Pictures stay out of the copy. Please reproduce only the lines between the one holding "What Altair code" and the one holding "W, H = 480, 336", inclusive.

------------------------------------------------------------

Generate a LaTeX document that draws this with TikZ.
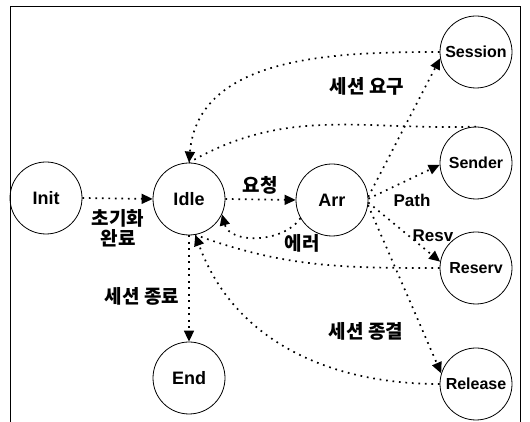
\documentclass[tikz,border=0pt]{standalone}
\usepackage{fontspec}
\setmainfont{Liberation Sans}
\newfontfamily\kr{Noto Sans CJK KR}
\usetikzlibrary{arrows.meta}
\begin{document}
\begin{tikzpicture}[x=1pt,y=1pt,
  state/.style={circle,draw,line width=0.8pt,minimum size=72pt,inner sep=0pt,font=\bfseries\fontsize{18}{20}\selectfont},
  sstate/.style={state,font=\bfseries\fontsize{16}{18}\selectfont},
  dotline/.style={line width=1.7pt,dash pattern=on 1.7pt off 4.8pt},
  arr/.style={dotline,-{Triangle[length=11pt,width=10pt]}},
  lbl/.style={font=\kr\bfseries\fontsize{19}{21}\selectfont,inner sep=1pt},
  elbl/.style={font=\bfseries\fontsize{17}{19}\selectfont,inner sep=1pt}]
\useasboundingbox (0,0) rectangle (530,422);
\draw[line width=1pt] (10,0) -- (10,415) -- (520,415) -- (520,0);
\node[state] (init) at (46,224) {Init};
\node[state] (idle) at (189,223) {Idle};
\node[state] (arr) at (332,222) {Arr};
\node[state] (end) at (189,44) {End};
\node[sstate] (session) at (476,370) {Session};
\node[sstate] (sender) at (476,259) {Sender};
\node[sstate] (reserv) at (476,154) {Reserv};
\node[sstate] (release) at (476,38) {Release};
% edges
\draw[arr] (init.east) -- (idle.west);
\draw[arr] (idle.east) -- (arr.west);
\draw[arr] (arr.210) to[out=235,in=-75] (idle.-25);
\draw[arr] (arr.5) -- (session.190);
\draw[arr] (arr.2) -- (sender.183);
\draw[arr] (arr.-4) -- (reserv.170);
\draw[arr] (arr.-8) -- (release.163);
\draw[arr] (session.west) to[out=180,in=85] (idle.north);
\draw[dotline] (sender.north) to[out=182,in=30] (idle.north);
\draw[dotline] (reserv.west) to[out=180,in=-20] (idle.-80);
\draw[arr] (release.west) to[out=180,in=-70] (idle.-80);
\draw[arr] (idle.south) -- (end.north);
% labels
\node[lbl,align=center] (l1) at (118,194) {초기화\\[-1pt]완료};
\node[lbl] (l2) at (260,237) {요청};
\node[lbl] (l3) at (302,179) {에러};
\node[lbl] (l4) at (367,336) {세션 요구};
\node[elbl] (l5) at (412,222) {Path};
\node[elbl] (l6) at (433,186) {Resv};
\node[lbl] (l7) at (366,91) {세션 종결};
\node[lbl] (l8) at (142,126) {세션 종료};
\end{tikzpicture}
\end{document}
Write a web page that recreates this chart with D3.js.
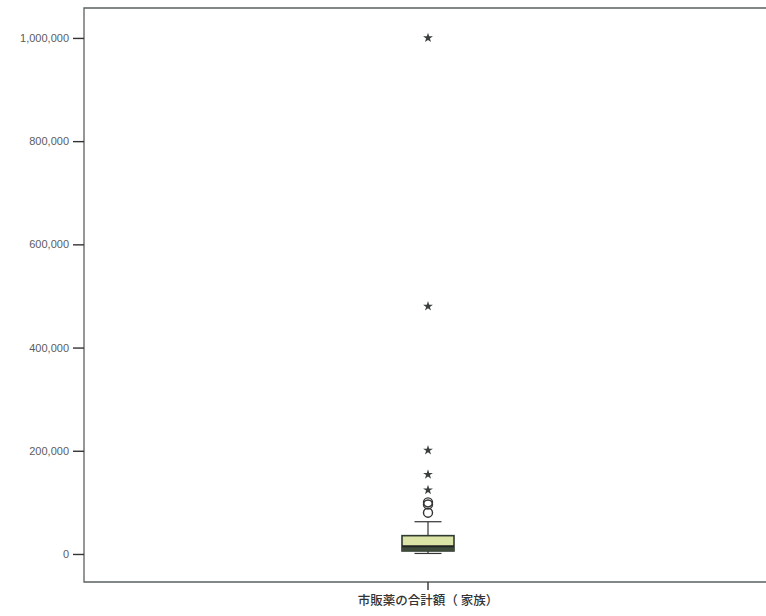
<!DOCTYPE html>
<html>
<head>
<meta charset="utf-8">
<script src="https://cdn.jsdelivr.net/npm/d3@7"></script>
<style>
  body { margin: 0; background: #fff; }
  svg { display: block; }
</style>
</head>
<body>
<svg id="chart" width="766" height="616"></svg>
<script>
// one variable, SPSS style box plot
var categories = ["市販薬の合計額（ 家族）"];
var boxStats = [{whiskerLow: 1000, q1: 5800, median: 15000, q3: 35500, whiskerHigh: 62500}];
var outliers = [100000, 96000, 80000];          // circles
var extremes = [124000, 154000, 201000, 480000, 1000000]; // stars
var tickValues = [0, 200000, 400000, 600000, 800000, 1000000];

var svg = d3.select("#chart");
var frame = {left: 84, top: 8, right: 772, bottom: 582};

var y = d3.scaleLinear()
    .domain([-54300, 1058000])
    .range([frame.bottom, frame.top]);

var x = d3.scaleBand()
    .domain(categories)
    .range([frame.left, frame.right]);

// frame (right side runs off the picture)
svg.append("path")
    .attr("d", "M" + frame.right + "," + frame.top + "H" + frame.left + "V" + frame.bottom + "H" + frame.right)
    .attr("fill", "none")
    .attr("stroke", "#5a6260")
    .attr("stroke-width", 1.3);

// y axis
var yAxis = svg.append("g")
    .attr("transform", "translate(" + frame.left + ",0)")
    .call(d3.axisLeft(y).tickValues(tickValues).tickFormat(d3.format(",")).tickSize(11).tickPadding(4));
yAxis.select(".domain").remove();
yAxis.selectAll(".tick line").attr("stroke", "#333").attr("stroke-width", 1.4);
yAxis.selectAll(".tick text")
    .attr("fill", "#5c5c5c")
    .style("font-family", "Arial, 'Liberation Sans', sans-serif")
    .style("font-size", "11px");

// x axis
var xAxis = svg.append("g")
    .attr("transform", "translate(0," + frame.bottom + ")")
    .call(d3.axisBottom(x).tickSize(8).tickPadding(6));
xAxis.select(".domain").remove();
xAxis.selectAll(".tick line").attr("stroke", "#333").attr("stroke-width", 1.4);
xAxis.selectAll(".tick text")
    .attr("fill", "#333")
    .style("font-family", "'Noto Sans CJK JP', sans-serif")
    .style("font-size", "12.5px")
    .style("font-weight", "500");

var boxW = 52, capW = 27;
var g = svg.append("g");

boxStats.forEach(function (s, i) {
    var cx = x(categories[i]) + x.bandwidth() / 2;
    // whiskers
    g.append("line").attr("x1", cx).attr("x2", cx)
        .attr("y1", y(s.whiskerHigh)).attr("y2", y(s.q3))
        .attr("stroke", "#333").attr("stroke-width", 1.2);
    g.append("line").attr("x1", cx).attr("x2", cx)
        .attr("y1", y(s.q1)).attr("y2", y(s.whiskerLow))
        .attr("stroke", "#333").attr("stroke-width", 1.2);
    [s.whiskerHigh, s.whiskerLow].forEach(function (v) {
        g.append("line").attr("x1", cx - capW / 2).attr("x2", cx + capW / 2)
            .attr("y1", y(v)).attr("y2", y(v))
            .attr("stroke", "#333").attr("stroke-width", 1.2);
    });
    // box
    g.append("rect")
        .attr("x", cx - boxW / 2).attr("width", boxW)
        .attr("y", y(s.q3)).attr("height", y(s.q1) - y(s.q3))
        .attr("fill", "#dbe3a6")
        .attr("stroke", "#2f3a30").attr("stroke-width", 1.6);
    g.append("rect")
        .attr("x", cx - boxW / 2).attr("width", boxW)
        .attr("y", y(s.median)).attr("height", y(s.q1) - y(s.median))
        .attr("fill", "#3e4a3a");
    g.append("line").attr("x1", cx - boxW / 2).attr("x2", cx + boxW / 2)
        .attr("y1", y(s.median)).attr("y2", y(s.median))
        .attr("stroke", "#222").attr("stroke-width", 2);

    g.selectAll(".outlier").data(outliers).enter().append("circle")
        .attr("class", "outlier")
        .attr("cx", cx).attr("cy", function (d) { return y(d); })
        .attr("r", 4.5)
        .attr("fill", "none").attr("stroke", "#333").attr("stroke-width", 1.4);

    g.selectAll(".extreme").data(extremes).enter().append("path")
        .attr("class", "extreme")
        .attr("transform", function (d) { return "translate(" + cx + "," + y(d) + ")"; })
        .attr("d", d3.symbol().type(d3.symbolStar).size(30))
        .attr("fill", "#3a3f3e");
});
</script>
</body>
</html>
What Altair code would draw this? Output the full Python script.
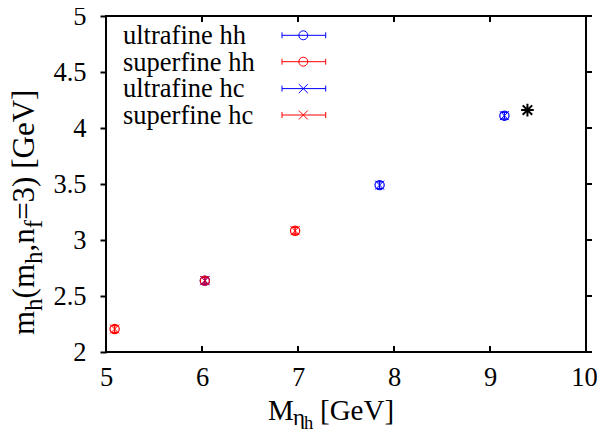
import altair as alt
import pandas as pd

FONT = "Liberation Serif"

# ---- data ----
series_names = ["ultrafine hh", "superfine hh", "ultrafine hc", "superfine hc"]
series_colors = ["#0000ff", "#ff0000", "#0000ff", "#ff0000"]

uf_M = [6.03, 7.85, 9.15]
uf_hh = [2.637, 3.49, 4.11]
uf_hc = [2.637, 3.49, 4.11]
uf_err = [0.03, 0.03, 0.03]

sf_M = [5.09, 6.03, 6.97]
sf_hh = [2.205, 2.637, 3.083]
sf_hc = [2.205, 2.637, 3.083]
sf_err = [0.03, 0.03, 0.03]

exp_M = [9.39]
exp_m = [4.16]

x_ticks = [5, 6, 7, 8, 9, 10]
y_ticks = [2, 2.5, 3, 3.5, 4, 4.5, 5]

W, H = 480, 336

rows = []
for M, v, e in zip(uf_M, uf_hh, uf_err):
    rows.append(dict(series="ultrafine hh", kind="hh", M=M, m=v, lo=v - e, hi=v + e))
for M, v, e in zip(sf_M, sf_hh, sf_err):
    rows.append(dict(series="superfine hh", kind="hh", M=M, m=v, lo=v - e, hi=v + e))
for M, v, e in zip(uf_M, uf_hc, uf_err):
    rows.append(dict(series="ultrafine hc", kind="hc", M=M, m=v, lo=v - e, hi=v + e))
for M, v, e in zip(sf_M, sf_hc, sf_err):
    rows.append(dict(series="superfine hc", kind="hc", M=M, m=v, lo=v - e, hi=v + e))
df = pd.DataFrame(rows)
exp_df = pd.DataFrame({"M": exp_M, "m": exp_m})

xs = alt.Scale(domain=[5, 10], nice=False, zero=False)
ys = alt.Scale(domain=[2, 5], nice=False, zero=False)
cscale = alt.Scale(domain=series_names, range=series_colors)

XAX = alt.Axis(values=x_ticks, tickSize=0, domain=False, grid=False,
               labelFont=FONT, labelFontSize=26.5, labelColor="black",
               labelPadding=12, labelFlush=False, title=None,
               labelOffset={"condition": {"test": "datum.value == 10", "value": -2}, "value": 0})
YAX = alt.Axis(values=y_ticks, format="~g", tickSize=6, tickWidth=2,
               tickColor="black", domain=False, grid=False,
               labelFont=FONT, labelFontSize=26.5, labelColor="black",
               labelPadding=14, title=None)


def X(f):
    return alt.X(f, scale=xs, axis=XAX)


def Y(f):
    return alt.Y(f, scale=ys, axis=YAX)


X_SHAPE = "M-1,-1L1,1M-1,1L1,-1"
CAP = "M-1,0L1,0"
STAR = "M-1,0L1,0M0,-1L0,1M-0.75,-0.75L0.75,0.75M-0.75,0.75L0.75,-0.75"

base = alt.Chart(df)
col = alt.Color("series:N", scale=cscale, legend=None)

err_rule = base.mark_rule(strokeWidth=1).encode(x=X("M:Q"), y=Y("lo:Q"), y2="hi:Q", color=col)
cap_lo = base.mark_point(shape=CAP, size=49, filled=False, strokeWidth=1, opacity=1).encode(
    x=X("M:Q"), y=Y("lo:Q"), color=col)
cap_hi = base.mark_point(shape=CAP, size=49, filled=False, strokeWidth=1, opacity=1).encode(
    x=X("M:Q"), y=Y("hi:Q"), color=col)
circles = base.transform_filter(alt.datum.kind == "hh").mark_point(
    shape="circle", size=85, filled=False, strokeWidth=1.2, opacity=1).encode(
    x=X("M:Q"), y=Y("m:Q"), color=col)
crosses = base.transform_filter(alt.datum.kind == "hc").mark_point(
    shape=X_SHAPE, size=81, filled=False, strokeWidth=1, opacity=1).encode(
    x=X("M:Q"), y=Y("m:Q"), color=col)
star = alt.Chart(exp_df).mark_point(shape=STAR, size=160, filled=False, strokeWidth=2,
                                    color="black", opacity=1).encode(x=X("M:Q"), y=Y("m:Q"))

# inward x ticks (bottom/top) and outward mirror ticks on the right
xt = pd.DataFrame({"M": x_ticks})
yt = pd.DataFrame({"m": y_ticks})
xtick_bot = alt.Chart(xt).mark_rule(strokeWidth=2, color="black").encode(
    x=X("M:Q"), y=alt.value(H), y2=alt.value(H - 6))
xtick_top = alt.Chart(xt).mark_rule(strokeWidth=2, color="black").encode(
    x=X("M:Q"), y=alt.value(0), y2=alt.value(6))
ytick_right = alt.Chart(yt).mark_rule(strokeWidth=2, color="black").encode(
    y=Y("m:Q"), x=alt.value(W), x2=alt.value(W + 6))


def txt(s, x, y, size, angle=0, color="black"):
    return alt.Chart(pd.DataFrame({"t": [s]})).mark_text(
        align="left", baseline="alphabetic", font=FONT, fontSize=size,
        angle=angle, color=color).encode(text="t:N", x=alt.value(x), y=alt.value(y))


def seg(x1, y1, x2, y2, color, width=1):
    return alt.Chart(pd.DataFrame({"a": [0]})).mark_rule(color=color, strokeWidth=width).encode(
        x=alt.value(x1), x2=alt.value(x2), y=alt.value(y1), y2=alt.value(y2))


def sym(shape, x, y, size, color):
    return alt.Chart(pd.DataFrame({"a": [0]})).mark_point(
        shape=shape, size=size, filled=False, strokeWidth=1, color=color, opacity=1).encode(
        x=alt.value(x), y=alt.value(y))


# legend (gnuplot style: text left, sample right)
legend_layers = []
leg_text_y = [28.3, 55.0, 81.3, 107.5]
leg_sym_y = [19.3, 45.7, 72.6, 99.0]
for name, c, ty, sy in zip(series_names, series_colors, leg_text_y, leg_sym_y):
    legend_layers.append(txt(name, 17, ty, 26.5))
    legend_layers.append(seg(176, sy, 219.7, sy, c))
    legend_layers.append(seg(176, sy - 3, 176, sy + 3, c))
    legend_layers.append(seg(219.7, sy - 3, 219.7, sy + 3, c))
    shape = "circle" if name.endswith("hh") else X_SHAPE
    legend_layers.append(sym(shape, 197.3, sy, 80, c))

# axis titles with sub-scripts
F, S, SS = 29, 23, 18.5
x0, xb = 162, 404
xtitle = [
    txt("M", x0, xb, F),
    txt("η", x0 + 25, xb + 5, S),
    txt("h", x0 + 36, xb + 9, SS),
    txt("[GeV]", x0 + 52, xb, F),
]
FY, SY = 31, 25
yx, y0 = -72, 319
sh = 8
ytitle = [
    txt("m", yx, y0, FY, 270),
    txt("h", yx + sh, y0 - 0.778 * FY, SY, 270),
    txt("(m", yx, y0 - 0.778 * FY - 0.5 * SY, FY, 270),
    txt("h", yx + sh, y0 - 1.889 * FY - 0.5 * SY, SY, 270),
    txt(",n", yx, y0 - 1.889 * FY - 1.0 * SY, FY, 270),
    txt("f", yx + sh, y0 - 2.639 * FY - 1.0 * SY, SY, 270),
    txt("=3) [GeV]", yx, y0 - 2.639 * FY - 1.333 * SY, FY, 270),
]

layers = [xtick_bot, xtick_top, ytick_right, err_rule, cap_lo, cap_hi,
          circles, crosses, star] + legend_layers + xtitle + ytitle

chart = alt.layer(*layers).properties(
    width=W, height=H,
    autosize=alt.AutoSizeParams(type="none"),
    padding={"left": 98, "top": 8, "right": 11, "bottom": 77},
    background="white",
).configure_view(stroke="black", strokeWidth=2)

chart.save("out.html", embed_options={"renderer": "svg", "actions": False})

------------------------------------------------------------

COMPLETE OUTPUT:
What Altair code would draw this? Output the full Python script.
import altair as alt
import pandas as pd

FONT = "Liberation Serif"

# ---- data ----
series_names = ["ultrafine hh", "superfine hh", "ultrafine hc", "superfine hc"]
series_colors = ["#0000ff", "#ff0000", "#0000ff", "#ff0000"]

uf_M = [6.03, 7.85, 9.15]
uf_hh = [2.637, 3.49, 4.11]
uf_hc = [2.637, 3.49, 4.11]
uf_err = [0.03, 0.03, 0.03]

sf_M = [5.09, 6.03, 6.97]
sf_hh = [2.205, 2.637, 3.083]
sf_hc = [2.205, 2.637, 3.083]
sf_err = [0.03, 0.03, 0.03]

exp_M = [9.39]
exp_m = [4.16]

x_ticks = [5, 6, 7, 8, 9, 10]
y_ticks = [2, 2.5, 3, 3.5, 4, 4.5, 5]

W, H = 480, 336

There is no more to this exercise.